▶ [Problem]: Print the material below exactly as it stands, please, from its first line to the line holding "const y = d3.scaleLinear().domain([1,20]).range([441,118]);", with no pictures.

▶ [Material provided]:
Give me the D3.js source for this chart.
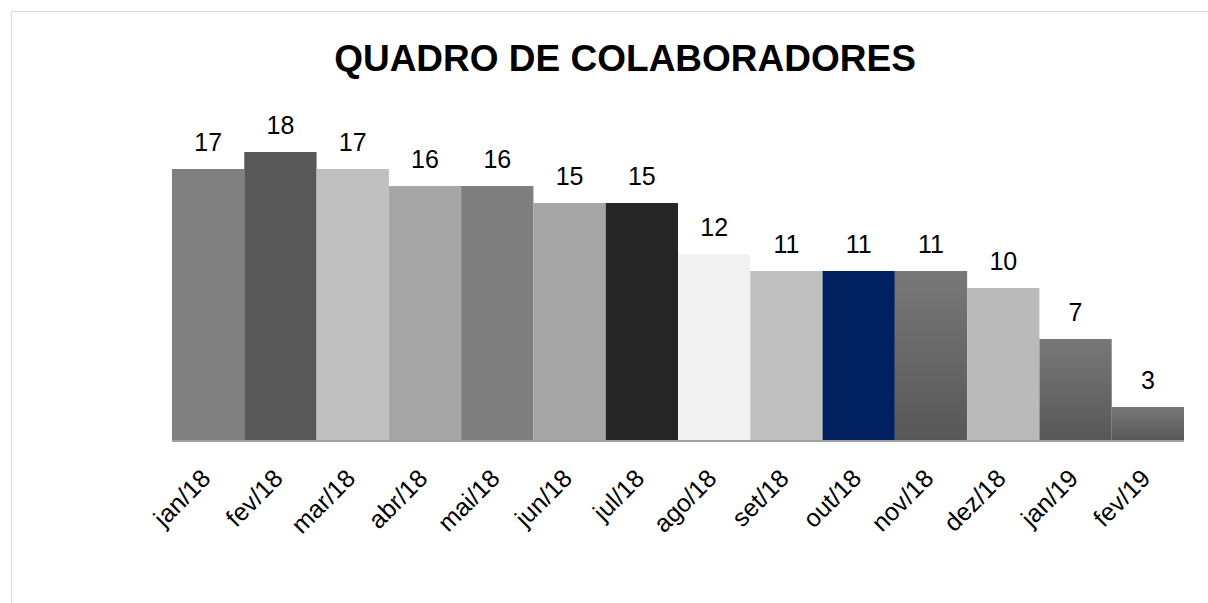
<!DOCTYPE html>
<html><head><meta charset="utf-8">
<script src="https://cdn.jsdelivr.net/npm/d3@7"></script>
<style>body{margin:0;background:#fff}svg{display:block}</style>
</head><body>
<script>
const categories = ["jan/18","fev/18","mar/18","abr/18","mai/18","jun/18","jul/18","ago/18","set/18","out/18","nov/18","dez/18","jan/19","fev/19"];
const values = [17,18,17,16,16,15,15,12,11,11,11,10,7,3];
const colors = ["#808080","#595959","#bfbfbf","#a6a6a6","#7f7f7f","#a6a6a6","#262626","#f2f2f2","#bfbfbf","#002060","grad","#bababa","grad","grad"];
const title = "QUADRO DE COLABORADORES";

const W = 1208, H = 603;
const svg = d3.select("body").append("svg").attr("width", W).attr("height", H);
const defs = svg.append("defs");
const g = defs.append("linearGradient").attr("id","gr").attr("x1",0).attr("y1",0).attr("x2",0).attr("y2",1);
g.append("stop").attr("offset","0%").attr("stop-color","#787878");
g.append("stop").attr("offset","100%").attr("stop-color","#575757");

svg.append("rect").attr("x",11.5).attr("y",11.5).attr("width",1400).attr("height",800)
  .attr("fill","#fff").attr("stroke","#d9d9d9").attr("stroke-width",1);

const x = d3.scaleBand().domain(categories).range([172,1184]).padding(0);
const y = d3.scaleLinear().domain([1,20]).range([441,118]);

svg.append("text").attr("x",625).attr("y",71).attr("text-anchor","middle")
  .style("font-family","Liberation Sans, Arial, sans-serif").style("font-weight","bold")
  .style("font-size","37px").attr("fill","#000").text(title);

svg.selectAll("rect.bar").data(values).enter().append("rect").attr("class","bar")
  .attr("x",(d,i)=>x(categories[i])).attr("width",x.bandwidth())
  .attr("y",d=>y(d)).attr("height",d=>y(1)-y(d))
  .attr("fill",(d,i)=>colors[i]==="grad"?"url(#gr)":colors[i]);

svg.selectAll("text.lbl").data(values).enter().append("text").attr("class","lbl")
  .attr("x",(d,i)=>x(categories[i])+x.bandwidth()/2).attr("y",d=>y(d)-18)
  .attr("text-anchor","middle").style("font-family","Liberation Sans, Arial, sans-serif")
  .style("font-size","25px").attr("fill","#000").text(d=>d);

const axis = d3.axisBottom(x).tickSize(0).tickPadding(0);
const ax = svg.append("g").attr("transform","translate(0,441)").call(axis);
ax.select(".domain").attr("stroke","#a0a0a0").attr("stroke-width",2).attr("d","M172,0H1184");
ax.selectAll(".tick text")
  .style("font-family","Liberation Sans, Arial, sans-serif").style("font-size","25px").attr("fill","#000")
  .attr("text-anchor","end").attr("dy",0).attr("y",0)
  .attr("transform","translate(4,39) rotate(-45)");
</script>
</body></html>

▶ [Right answer]:
Give me the D3.js source for this chart.
<!DOCTYPE html>
<html><head><meta charset="utf-8">
<script src="https://cdn.jsdelivr.net/npm/d3@7"></script>
<style>body{margin:0;background:#fff}svg{display:block}</style>
</head><body>
<script>
const categories = ["jan/18","fev/18","mar/18","abr/18","mai/18","jun/18","jul/18","ago/18","set/18","out/18","nov/18","dez/18","jan/19","fev/19"];
const values = [17,18,17,16,16,15,15,12,11,11,11,10,7,3];
const colors = ["#808080","#595959","#bfbfbf","#a6a6a6","#7f7f7f","#a6a6a6","#262626","#f2f2f2","#bfbfbf","#002060","grad","#bababa","grad","grad"];
const title = "QUADRO DE COLABORADORES";

const W = 1208, H = 603;
const svg = d3.select("body").append("svg").attr("width", W).attr("height", H);
const defs = svg.append("defs");
const g = defs.append("linearGradient").attr("id","gr").attr("x1",0).attr("y1",0).attr("x2",0).attr("y2",1);
g.append("stop").attr("offset","0%").attr("stop-color","#787878");
g.append("stop").attr("offset","100%").attr("stop-color","#575757");

svg.append("rect").attr("x",11.5).attr("y",11.5).attr("width",1400).attr("height",800)
  .attr("fill","#fff").attr("stroke","#d9d9d9").attr("stroke-width",1);

const x = d3.scaleBand().domain(categories).range([172,1184]).padding(0);
const y = d3.scaleLinear().domain([1,20]).range([441,118]);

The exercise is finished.